El final del camino. Por agotamiento. Porque ya no hay otra posibilidad. De hecho no la hubo nunca. Fue un plan que se iba elaborando sobre la marcha, con la voluntad siempre de que se pudiera aplicar la segunda opción, y no la primera. Pero la negativa de Mariano Rajoy a considerar lo que pasaba en Cataluña como un problema político le llevó a no mover un dedo. Y las sospechas mutuas, en el campo independentista, los recelos y el afán de poder, condujeron hacia una declaración de independencia sin sentido, y a una judicialización del problema que al independentismo no le quedará otra que asumir. Pero, con mayor o menor gracia y convencimiento, y tras lo sucedido esta semana, la conclusión es clara: ¡este cuento se ha acabado!

Habrá un reacción importante, movilizaciones poderosas y protestas si la sentencia del Tribunal Supremo es condenatoria. Los políticos independentistas presos deberán asumir las posibles penas y los partidos soberanistas reorientarán sus estrategias. No se trata de encajar todos los golpes. Simplemente no hay una alternativa viable. Y, pese a que la ANC, que lidera Elisenda Paluzie, u otros colectivos y partidos, como la CUP, puedan iniciar un proceso de desobediencia, con la reclamación de una vía unilateral, la sociedad catalana intentará pasar página.

El acuerdo entre el PSC y Junts per Catalunya en la Diputación de Barcelona marca un punto de inflexión. La batalla interna en el independentismo será intensa, porque las dos fuerzas políticas nunca han asumido la posibilidad real de la independencia, y lo que han hecho es intentar ganar el espacio central. Y Junts, es decir, los exconvergentes, han querido ganar aire, buscar espacios de consenso y pactar con los socialistas para sacar la cabeza frente a Esquerra Republicana.
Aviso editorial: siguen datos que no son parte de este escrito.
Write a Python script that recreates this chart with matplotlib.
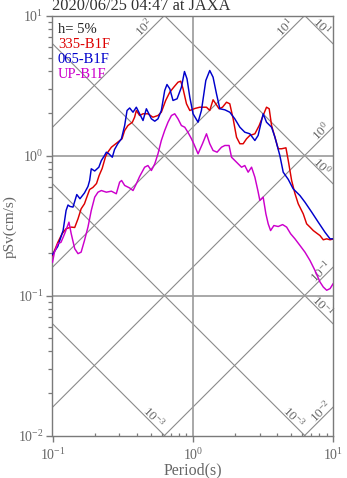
import numpy as np
import matplotlib
matplotlib.use("Agg")
import matplotlib.pyplot as plt
from matplotlib.ticker import LogLocator, NullFormatter, FixedLocator

plt.rcParams['font.family'] = ['Liberation Serif', 'DejaVu Serif']
plt.rcParams['mathtext.fontset'] = 'custom'
plt.rcParams['mathtext.rm'] = 'Liberation Serif'
plt.rcParams['mathtext.it'] = 'Liberation Serif:italic'
plt.rcParams['mathtext.bf'] = 'Liberation Serif:bold'
plt.rcParams['mathtext.default'] = 'regular'

# ---------------- data ----------------
title = "2020/06/25 04:47 at JAXA"
damping_text = "h= 5%"
series_names = ["335-B1F", "065-B1F", "UP-B1F"]
series_colors = ["#dd0000", "#0000cc", "#cc00cc"]

period_335 = [0.1, 0.109, 0.117, 0.125, 0.136, 0.144, 0.152, 0.160, 0.169, 0.174,
              0.184, 0.194, 0.206, 0.215, 0.226, 0.239, 0.248, 0.263, 0.292, 0.313,
              0.327, 0.345, 0.371, 0.385, 0.396, 0.418, 0.442, 0.479, 0.520, 0.565,
              0.597, 0.641, 0.686, 0.732, 0.785, 0.821, 0.852, 0.902, 0.953, 1.034,
              1.122, 1.253, 1.322, 1.396, 1.459, 1.541, 1.630, 1.741, 1.837, 1.941,
              2.052, 2.168, 2.288, 2.418, 2.553, 2.773, 2.976, 3.177, 3.357, 3.508,
              3.648, 3.855, 4.068, 4.301, 4.617, 4.797, 5.070, 5.354, 5.650, 6.135,
              6.488, 6.850, 7.233, 7.648, 8.074, 8.524, 9.016, 9.528, 10.0]
psv_335 = [0.193, 0.239, 0.276, 0.300, 0.308, 0.306, 0.353, 0.416, 0.452, 0.491,
           0.572, 0.591, 0.631, 0.720, 0.808, 0.984, 1.056, 1.146, 1.245, 1.316,
           1.509, 1.637, 1.729, 1.877, 2.096, 1.931, 1.986, 1.986, 1.877, 1.931,
           2.038, 2.472, 2.833, 3.074, 3.339, 3.394, 3.010, 2.341, 2.096, 2.166,
           2.213, 2.213, 2.096, 2.500, 2.341, 2.157, 2.213, 2.402, 2.341, 1.828,
           1.351, 1.213, 1.213, 1.316, 1.390, 1.429, 1.637, 1.931, 2.213, 2.157,
           1.637, 1.351, 1.117, 1.117, 1.135, 0.921, 0.663, 0.535, 0.452, 0.383,
           0.325, 0.308, 0.291, 0.279, 0.268, 0.250, 0.254, 0.250, 0.253]

period_065 = [0.1, 0.109, 0.119, 0.125, 0.129, 0.133, 0.140, 0.149, 0.157, 0.169,
              0.179, 0.184, 0.189, 0.200, 0.214, 0.223, 0.235, 0.242, 0.251, 0.267,
              0.277, 0.292, 0.310, 0.327, 0.340, 0.355, 0.375, 0.396, 0.418, 0.442,
              0.467, 0.507, 0.536, 0.565, 0.597, 0.631, 0.655, 0.686, 0.723, 0.773,
              0.830, 0.873, 0.910, 0.953, 1.005, 1.091, 1.153, 1.239, 1.322, 1.396,
              1.476, 1.560, 1.694, 1.837, 1.995, 2.168, 2.350, 2.553, 2.773, 2.924,
              3.177, 3.357, 3.648, 3.855, 4.178, 4.416, 4.797, 5.200, 5.808, 6.310,
              7.047, 7.852, 8.770, 9.528, 10.0]
psv_065 = [0.196, 0.224, 0.291, 0.405, 0.443, 0.433, 0.428, 0.526, 0.491, 0.540,
           0.601, 0.663, 0.804, 0.775, 0.825, 0.921, 1.000, 1.056, 1.033, 0.972,
           1.104, 1.213, 1.316, 1.637, 2.096, 2.185, 2.038, 2.213, 1.986, 1.778,
           2.157, 1.828, 1.758, 1.828, 2.096, 2.911, 3.214, 2.994, 2.472, 2.541,
           3.074, 3.981, 3.530, 2.608, 1.986, 1.729, 2.096, 3.433, 4.047, 3.625,
           2.761, 2.157, 2.120, 2.038, 1.828, 1.592, 1.467, 1.429, 1.280, 1.390,
           1.986, 1.729, 1.592, 1.351, 1.000, 0.760, 0.675, 0.578, 0.518, 0.464,
           0.394, 0.334, 0.283, 0.254, 0.254]

period_up = [0.1, 0.1033, 0.109, 0.115, 0.122, 0.131, 0.136, 0.144, 0.152, 0.160,
             0.169, 0.179, 0.189, 0.200, 0.211, 0.223, 0.242, 0.263, 0.285, 0.301,
             0.311, 0.327, 0.355, 0.375, 0.396, 0.418, 0.454, 0.479, 0.507, 0.536,
             0.565, 0.597, 0.631, 0.666, 0.705, 0.744, 0.785, 0.830, 0.877, 0.926,
             0.979, 1.017, 1.091, 1.173, 1.253, 1.322, 1.396, 1.491, 1.603, 1.694,
             1.816, 1.890, 1.995, 2.107, 2.228, 2.350, 2.483, 2.626, 2.773, 2.912,
             3.010, 3.177, 3.322, 3.451, 3.589, 3.789, 4.068, 4.372, 4.670, 4.988,
             5.354, 5.808, 6.310, 6.850, 7.437, 8.074, 8.524, 9.016, 9.528, 10.0]
psv_up = [0.173, 0.204, 0.234, 0.240, 0.276, 0.334, 0.276, 0.216, 0.199, 0.204,
          0.247, 0.308, 0.405, 0.504, 0.547, 0.562, 0.547, 0.556, 0.533, 0.645,
          0.663, 0.611, 0.586, 0.562, 0.628, 0.708, 0.825, 0.848, 0.781, 0.872,
          1.028, 1.280, 1.509, 1.729, 1.931, 1.986, 1.828, 1.637, 1.592, 1.459,
          1.316, 1.213, 1.028, 1.213, 1.429, 1.213, 1.086, 1.056, 1.146, 1.179,
          1.179, 0.972, 0.921, 0.872, 0.825, 0.848, 0.760, 0.825, 0.700, 0.562,
          0.477, 0.504, 0.383, 0.325, 0.291, 0.316, 0.311, 0.321, 0.308, 0.276,
          0.254, 0.228, 0.204, 0.178, 0.151, 0.125, 0.115, 0.109, 0.112, 0.121]

# tripartite reference lines
accel_levels = [100, 10, 1, 0.1, 0.01]          # gal
accel_labels = ["$10^{2}$", "$10^{1}$", "$10^{0}$", "$10^{-1}$", "$10^{-2}$"]
disp_levels = [10, 1, 0.1, 0.01, 0.001]         # cm
disp_labels = ["$10^{1}$", "$10^{0}$", "$10^{-1}$", "$10^{-3}$", "$10^{-3}$"]

xmin, xmax = 0.1, 10.0
ymin, ymax = 0.01, 10.0

# ---------------- figure ----------------
W, H = 347, 478
fig = plt.figure(figsize=(W / 100, H / 100), dpi=100)
L, R, T_, B = 52.5, 333.0, 15.5, 435.5
ax = fig.add_axes([L / W, 1 - B / H, (R - L) / W, (B - T_) / H])
ax.set_xscale('log')
ax.set_yscale('log')
ax.set_xlim(xmin, xmax)
ax.set_ylim(ymin, ymax)

line_gray = "#8a8a8a"
text_gray = "#666666"
tp = np.logspace(-1, 1, 200)
two_pi = 2 * np.pi
for a in accel_levels:
    ax.plot(tp, a * tp / two_pi, color=line_gray, lw=0.8, zorder=1)
for d in disp_levels:
    ax.plot(tp, two_pi * d / tp, color=line_gray, lw=0.8, zorder=1)

# grid lines at decades
ax.axvline(1.0, color="#9a9a9a", lw=1.2, zorder=1)
for g in [1.0, 0.1]:
    ax.axhline(g, color="#9a9a9a", lw=1.2, zorder=1)

px_per_dec = (R - L) / 2.0

# labels on acceleration lines (rising)
for a, lab in zip(accel_levels, accel_labels):
    t_end = min(xmax, two_pi * ymax / a)
    back = 20 if t_end < xmax else 12
    t_lab = t_end * 10 ** (-back / px_per_dec)
    ax.annotate(lab, xy=(t_lab, a * t_lab / two_pi), xytext=(0, 8 * 0.72),
                textcoords='offset points', rotation=45, ha='center', va='center',
                rotation_mode='anchor', fontsize=9.5, color=text_gray, zorder=2)

# labels on displacement lines (falling)
for d, lab in zip(disp_levels, disp_labels):
    t_end = min(xmax, two_pi * d / ymin)
    back = 11
    t_lab = t_end * 10 ** (-back / px_per_dec)
    ax.annotate(lab, xy=(t_lab, two_pi * d / t_lab), xytext=(0, 7 * 0.72),
                textcoords='offset points', rotation=-45, ha='center', va='center',
                rotation_mode='anchor', fontsize=9.5, color=text_gray, zorder=2)

# spectra
ax.plot(period_335, psv_335, color=series_colors[0], lw=1.05, zorder=3)
ax.plot(period_065, psv_065, color=series_colors[1], lw=1.05, zorder=4)
ax.plot(period_up, psv_up, color=series_colors[2], lw=1.05, zorder=5)

# legend-like texts
ax.text(0.0196, 0.9667, damping_text, transform=ax.transAxes, fontsize=10.5,
        color="#222222", ha='left', va='center')
for i, (nm, c) in enumerate(zip(series_names, series_colors)):
    ax.text(0.0196, 0.9310 - i * 0.0357, nm, transform=ax.transAxes, fontsize=10.5,
            color=c, ha='left', va='center')

# axes styling
for s in ax.spines.values():
    s.set_color("#7a7a7a")
    s.set_linewidth(1.0)
ax.xaxis.set_major_locator(FixedLocator([0.1, 1, 10]))
ax.yaxis.set_major_locator(FixedLocator([0.01, 0.1, 1, 10]))
ax.xaxis.set_minor_locator(LogLocator(base=10, subs=np.arange(2, 10), numticks=10))
ax.yaxis.set_minor_locator(LogLocator(base=10, subs=np.arange(2, 10), numticks=10))
ax.xaxis.set_minor_formatter(NullFormatter())
ax.yaxis.set_minor_formatter(NullFormatter())
ax.tick_params(which='major', direction='out', length=4, width=1.0, color="#7a7a7a",
               labelcolor=text_gray, labelsize=10)
ax.tick_params(which='minor', direction='out', length=3, width=0.9, color="#7a7a7a")
ax.tick_params(axis='x', which='minor', direction='in', length=2.5)
ax.tick_params(axis='x', which='major', pad=4)
ax.tick_params(axis='y', which='major', pad=2.5)

fig.text(193 / W, 1 - 470 / H, "Period(s)", fontsize=11.5, color=text_gray,
         ha='center', va='center')
fig.text(10 / W, 1 - 227 / H, "pSv(cm/s)", fontsize=11, color=text_gray,
         ha='center', va='center', rotation=90)

fig.text(L / W, 1 - 10.5 / H, title, fontsize=11.8, color="#333333",
         ha='left', va='baseline')

fig.savefig("out.png", dpi=100)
No es algo menor. Son ayuntamientos, municipios pequeños y grandes, con un presupuesto que acaricia los 1.000 millones de euros. Y se trata, principalmente, de una nueva relación con el PSC, que ha entendido que los exconvergentes ofrecen una mayor fiabilidad que los republicanos.

La reacción de los guardianes de las esencias ha sido ilustrativa. Es el caso de Pilar Rahola, que acusa al independentismo de no tener ninguna estrategia. El problema, sin embargo, que Rahola no puede explicar, es que esa estrategia es imposible. No la puede tener el independentismo porque no es ningún movimiento real en busca de ese objetivo. Es un nuevo ropaje del nacionalismo catalán, que lo que desea es conseguir el poder y retenerlo, es tener más recursos y mantenerse a flote, y es también el deseo honesto de mejorar la situación económico-social de Cataluña (de algunos). No hay otra cosa, porque no la puede haber en el siglo XXI. Porque la independencia de Cataluña es algo demasiado complicado y costoso, y, además, no existe una mayoría social capaz de arriesgar y dejar de lado proyectos de vida particular en beneficio de una quimera colectiva.

Este cuento se ha acabado. Se inició con falsas promesas y acaba con una batalla campal, con reproches de todo tipo entre los dirigentes de Junts per Catalunya y ERC. No hay confianza, ni proyecto común. Lo que hay es un espacio común en torno a los políticos presos y a sus familiares (no es algo menos importante), que buscará una salida digna y viable, cuando la justicia deje paso a la vía política.

El independentismo ha comenzado a vislumbrar el error. El mundo corre a toda velocidad, y Cataluña está situada en una encrucijada: la identidad y los debates sobre qué somos y cómo nos reconocen es vital en el debate político actual, como recuerda Fukuyama en su último libro, Identidad, la demanda de dignidad y las políticas de resentimiento. Pero es que muchas de las demandas de los catalanes ya se habían conseguido, dentro de un país como España que ha experimentado uno de los saltos más grandes en el concierto mundial en las últimas cinco décadas.

Toca recoger velas, paliar lo que se pueda, y comenzar a establecer acuerdos transversales, plurales y efectivos. Toda la sociedad catalana se verá beneficiada.